Porcupine Tree
– Lightbulb Sun
This is the album where Porcupine Tree stepped out of their space-rock bathrobe and tried on something closer to an old-school band shirt. The sleeves are still a little cosmic, sure, but Lightbulb Sun is less about infinite galaxies and more about quiet rooms, sleepless hours, and the aches we call “growing up.” Steven Wilson doesn’t drop the Floydian vibes entirely—he just folds them into something warmer, sharper, and more terrestrial. It’s prog with its feet on the floor.

Sonically, it’s a cleaner cut than the sprawling Stupid Dream. Shorter songs. Tighter hooks. There’s a pop sensibility hiding in the bones, like Wilson dared himself to see how much sugar he could pour into his melancholy before it curdled. The strings don’t scream grandeur—they sigh. The guitars are less lava lamp, more Polaroid. But underneath the sheen, there’s still that low burn of disconnection, fear, and fractured memories. A suburban psychodrama set to shimmering chords.

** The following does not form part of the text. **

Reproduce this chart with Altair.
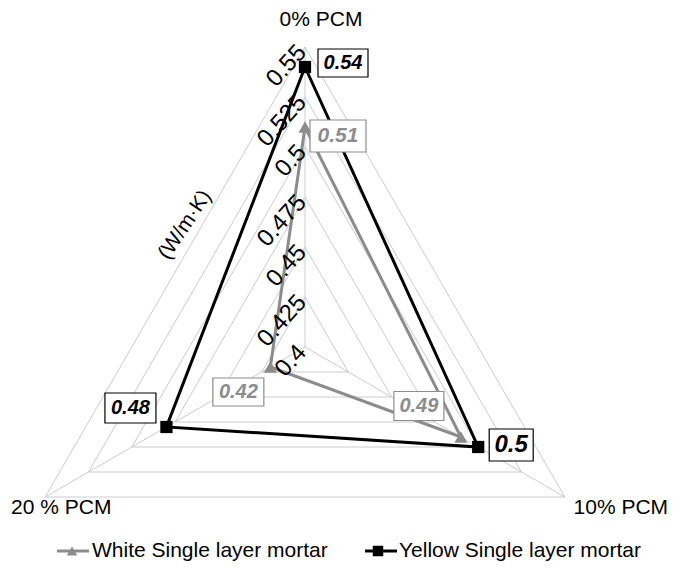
import altair as alt
import pandas as pd

# ---------------- data ----------------
categories = ["0% PCM", "10% PCM", "20 % PCM"]
series_names = ["White Single layer mortar", "Yellow Single layer mortar"]
white_values = [0.51, 0.49, 0.42]
yellow_values = [0.54, 0.50, 0.48]
tick_values = [0.4, 0.425, 0.45, 0.475, 0.5, 0.525, 0.55]
tick_labels = ["0.4", "0.425", "0.45", "0.475", "0.5", "0.525", "0.55"]
axis_min, axis_max = 0.4, 0.55
unit_title = "(W/m·K)"

# ---------------- style ----------------
FONT = "Liberation Sans"
GRID = "#cccccc"
SERIES_COLOR = {series_names[0]: "#8c8c8c", series_names[1]: "#000000"}
SERIES_SHAPE = {series_names[0]: "triangle-up", series_names[1]: "square"}
SERIES_SIZE = {series_names[0]: 170, series_names[1]: 150}

PAD = 4
OX, OY = 8 + PAD, 8 + PAD          # page position of the plot origin
W, H = 652, 548
K = 2000.0                          # px per data unit (radius)
CX, CY = 305.0 - OX, 347.0 - OY     # centre in plot pixels
XMIN = -CX / K
XMAX = XMIN + W / K
YMAX = CY / K
YMIN = YMAX - H / K

xs = alt.Scale(domain=[XMIN, XMAX], nice=False, zero=False)
ys = alt.Scale(domain=[YMIN, YMAX], nice=False, zero=False)

# ---------------- tables ----------------
rows = []
for s, vals in zip(series_names, [white_values, yellow_values]):
    for i, (c, v) in enumerate(zip(categories, vals)):
        rows.append({"series": s, "category": c, "idx": i, "value": v})
    rows.append({"series": s, "category": categories[0], "idx": 3, "value": vals[0]})
series_df = pd.DataFrame(rows)

grid_rows = []
for lv in tick_values:
    for i in range(4):
        grid_rows.append({"level": lv, "idx": i, "value": lv})
grid_df = pd.DataFrame(grid_rows)

spoke_rows = []
for i, c in enumerate(categories):
    spoke_rows.append({"category": c, "idx": i, "value": axis_min, "o": 0})
    spoke_rows.append({"category": c, "idx": i, "value": axis_max, "o": 1})
spoke_df = pd.DataFrame(spoke_rows)

cat_df = pd.DataFrame({"category": categories, "idx": list(range(3)), "value": [axis_max] * 3})
tick_df = pd.DataFrame({"label": tick_labels, "idx": [0] * len(tick_values), "value": tick_values})
legend_df = pd.DataFrame({"series": series_names})


def polar(chart):
    return chart.transform_calculate(
        ang="(datum.idx % 3) * 2 * PI / 3",
        r=f"datum.value - {axis_min}",
    ).transform_calculate(
        x="datum.r * sin(datum.ang)",
        y="datum.r * cos(datum.ang)",
    )


X = alt.X("x:Q", scale=xs, axis=None)
Y = alt.Y("y:Q", scale=ys, axis=None)

grid = polar(alt.Chart(grid_df)).mark_line(color=GRID, strokeWidth=1).encode(
    x=X, y=Y, detail="level:N", order="idx:Q"
)
spokes = polar(alt.Chart(spoke_df)).mark_line(color=GRID, strokeWidth=1).encode(
    x=X, y=Y, detail="category:N", order="o:Q"
)

layers = [grid, spokes]

for s in series_names:
    base = polar(alt.Chart(series_df).transform_filter(alt.datum.series == s))
    layers.append(
        base.mark_line(color=SERIES_COLOR[s], strokeWidth=3).encode(x=X, y=Y, order="idx:Q")
    )
for s in series_names:
    base = polar(alt.Chart(series_df).transform_filter((alt.datum.series == s) & (alt.datum.idx < 3)))
    layers.append(
        base.mark_point(
            shape=SERIES_SHAPE[s], filled=True, opacity=1, color=SERIES_COLOR[s], size=SERIES_SIZE[s]
        ).encode(x=X, y=Y)
    )

# data labels: (dx, dy, box w, box h, font size)
label_style = {
    (series_names[1], 0): (38, -4, 50, 28, 20),
    (series_names[0], 0): (33, 9, 56, 32, 21),
    (series_names[0], 2): (-32, 25, 51, 28, 20),
    (series_names[1], 2): (-36, -19, 51, 30, 20),
    (series_names[0], 1): (-42, -31, 50, 29, 20),
    (series_names[1], 1): (33, -2, 44, 32, 24),
}
for (s, i), (dx, dy, bw, bh, fs) in label_style.items():
    base = polar(
        alt.Chart(series_df).transform_filter((alt.datum.series == s) & (alt.datum.idx == i))
    )
    layers.append(
        base.mark_rect(
            width=bw, height=bh, xOffset=dx, yOffset=dy, fill="white",
            stroke=SERIES_COLOR[s], strokeWidth=1.2,
        ).encode(x=X, y=Y)
    )
    layers.append(
        base.mark_text(
            dx=dx, dy=dy, font=FONT, fontSize=fs, fontStyle="italic", fontWeight="bold",
            color=SERIES_COLOR[s], align="center", baseline="middle",
        ).encode(x=X, y=Y, text=alt.Text("value:Q", format=".2~f"))
    )

# category labels
cat_offsets = [(16, -27), (56, 11), (16, 11)]
for i, (dx, dy) in enumerate(cat_offsets):
    base = polar(alt.Chart(cat_df).transform_filter(alt.datum.idx == i))
    layers.append(
        base.mark_text(
            dx=dx, dy=dy, font=FONT, fontSize=21, color="#000000", align="center", baseline="middle"
        ).encode(x=X, y=Y, text="category:N")
    )

# radial tick labels
layers.append(
    polar(alt.Chart(tick_df)).mark_text(
        font=FONT, fontSize=24, angle=312, align="right", baseline="middle", dx=-3, dy=-1,
        color="#000000",
    ).encode(x=X, y=Y, text="label:N")
)

# unit title
layers.append(
    alt.Chart(pd.DataFrame({"t": [unit_title]})).mark_text(
        font=FONT, fontSize=21, angle=304, align="center", baseline="middle", color="#000000"
    ).encode(x=alt.value(185 - OX), y=alt.value(225 - OY), text="t:N")
)

# legend (page pixel positions converted to plot pixels)
leg_pos = {series_names[0]: (57, 89, 72, 92), series_names[1]: (365, 397, 378, 399)}
LEG_Y = 551 - OY
for s in series_names:
    x0, x1, xm, xt = leg_pos[s]
    ld = alt.Chart(legend_df).transform_filter(alt.datum.series == s)
    layers.append(
        ld.mark_rule(color=SERIES_COLOR[s], strokeWidth=3).encode(
            x=alt.value(x0 - OX), x2=alt.value(x1 - OX), y=alt.value(LEG_Y), y2=alt.value(LEG_Y)
        )
    )
    layers.append(
        ld.mark_point(shape=SERIES_SHAPE[s], filled=True, opacity=1, color=SERIES_COLOR[s], size=110).encode(
            x=alt.value(xm - OX), y=alt.value(LEG_Y)
        )
    )
    layers.append(
        ld.mark_text(font=FONT, fontSize=21, align="left", baseline="middle", color="#000000").encode(
            x=alt.value(xt - OX), y=alt.value(LEG_Y), text="series:N"
        )
    )

chart = alt.layer(*layers).properties(
    width=W, height=H, autosize=alt.AutoSizeParams(type="none"), padding=PAD,
    view=alt.ViewBackground(stroke="transparent", strokeWidth=0, fill="white"),
).configure_view(strokeWidth=0, stroke="transparent").configure(background="white")

chart.save("out.html", embed_options={"renderer": "svg", "actions": False})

Where earlier albums drifted into oblivion and back, this one lingers in your neighborhood. There’s less indulgence, more intention. Even when Wilson does let a song stretch its legs—like on “Russia on Ice”—it feels like it earns the miles. It’s the kind of record that seems modest at first, then claws at you a little more with each listen. A small, strange triumph disguised as a mellow afternoon.
Choice Tracks
Lightbulb Sun
The opener is gentle poison. Acoustic strums, layered harmonies, a melody that goes down smooth and leaves a weird aftertaste. It’s about childhood, nostalgia, and the rot that comes with it. Wilson sings like he’s remembering something he wishes he could forget.
Shesmovedon
Breakup songs don’t always have to sob. Sometimes they smirk, and that’s what this one does. Wilson sounds detached and bitter, but the chorus soars like he’s finally letting go. The guitars crunch just enough to keep it from drifting into pretty-boy territory. One of their best hooks.
Feel So Low
No tricks here—just sadness on a slow drip. A piano, a voice, and strings that swell like they’re trying not to cry. It’s sparse, but not empty. Wilson captures that post-midnight emotional freefall without turning it into a pity party. A closer that doesn’t beg for attention—it just breaks your heart quietly.
The Rest Will Flow
The closest Porcupine Tree ever got to a lullaby. It’s deceptively pretty, almost too sweet for this band—until you realize it’s about the futility of holding onto anything. The melody sparkles while the lyrics throw their hands up. It’s beautiful resignation.
Russia on Ice
Here’s the album’s long-form center. Eleven minutes that don’t waste a second. It starts in a moody haze, all mope and mist, before collapsing into a storm of riffs and shifting moods. It’s the sonic equivalent of looking in the mirror and seeing someone you used to be. Strange, heavy, necessary.
With Lightbulb Sun, Porcupine Tree didn’t reinvent anything. They just fine-tuned their ghosts, gave them voices, and set them loose in daylight. It’s not their loudest or flashiest record—but it might be the most quietly devastating.